Nenorakam is a 2017 Indian Telugu-language action thriller directed by Sudershan Salendra. The film stars Sairam Shankar and Reshmi Menon with Sarath Kumar in a supporting role. This film performed better than Shankar's previous films.

== Soundtrack ==
The songs were composed by Mahit Narayan.

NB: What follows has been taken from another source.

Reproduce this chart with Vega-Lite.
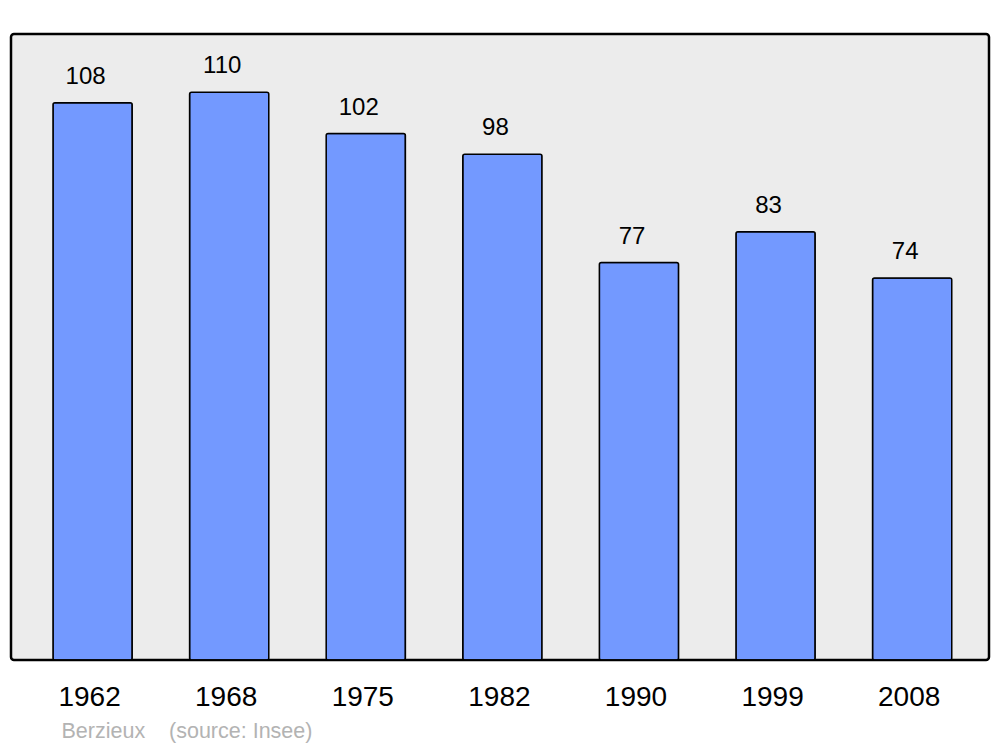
{
  "$schema": "https://vega.github.io/schema/vega-lite/v6.json",
  "width": 978,
  "height": 626,
  "autosize": "none",
  "padding": {"left": 11, "top": 34, "right": 11, "bottom": 87},
  "background": "white",
  "config": {
    "font": "Liberation Sans",
    "view": {"fill": "#ececec", "stroke": "#000000", "strokeWidth": 2.5, "cornerRadius": 3}
  },
  "data": {
    "values": [
      {"year": "1962", "pop": 108},
      {"year": "1968", "pop": 110},
      {"year": "1975", "pop": 102},
      {"year": "1982", "pop": 98},
      {"year": "1990", "pop": 77},
      {"year": "1999", "pop": 83},
      {"year": "2008", "pop": 74}
    ]
  },
  "encoding": {
    "x": {
      "field": "year",
      "type": "ordinal",
      "sort": null,
      "scale": {"paddingInner": 0.42, "paddingOuter": 0.29, "align": 0.53},
      "axis": {
        "title": "Berzieux\u00a0\u00a0\u00a0\u00a0(source: Insee)",
        "labelAngle": 0,
        "labelFontSize": 28,
        "labelColor": "#000000",
        "labelBaseline": "alphabetic",
        "labelPadding": 45,
        "labelOffset": -3,
        "ticks": false,
        "domain": false,
        "grid": false,
        "titleAnchor": "start",
        "titleAlign": "left",
        "titleX": 50,
        "titleY": 77,
        "titleFontSize": 21.5,
        "titleFontWeight": "normal",
        "titleColor": "#b3b3b3",
        "titleBaseline": "alphabetic"
      }
    },
    "y": {
      "field": "pop",
      "type": "quantitative",
      "scale": {"domain": [0, 121.3], "nice": false},
      "axis": null
    }
  },
  "layer": [
    {
      "mark": {"type": "bar", "fill": "#7399ff", "stroke": "#000000", "strokeWidth": 1.5, "cornerRadius": 2}
    },
    {
      "mark": {"type": "text", "baseline": "alphabetic", "dy": -19, "dx": -7, "fontSize": 24, "color": "#000000"},
      "encoding": {"text": {"field": "pop", "type": "quantitative"}}
    }
  ]
}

1. "Pidikedu Nadumu" – Jassie Gift
2. "Choodakunda" – Prakash Parighosh
3. "I Am So Crazy" – Swaraag Keerthan
4. "Habbu Pabbu" – Bhargavi Pillai
5. "Naa Cheli Yedhi" – Rahul Sipligunj

== Reception ==
Sify gave the film a rating of two-and-three quarters out of five stars and noted that "Nenorakam entertains here and there. Sarathkumar's character surprise will have its takers. The screenplay could have been much better towards the climax. Lack of intensity and pre-interval scenes are dampener". The Times of India gave the film a rating of two out of five stars and stated that "The film is a story of two halves, and the second half is definitely worth a watch for its cinematography and plot twists".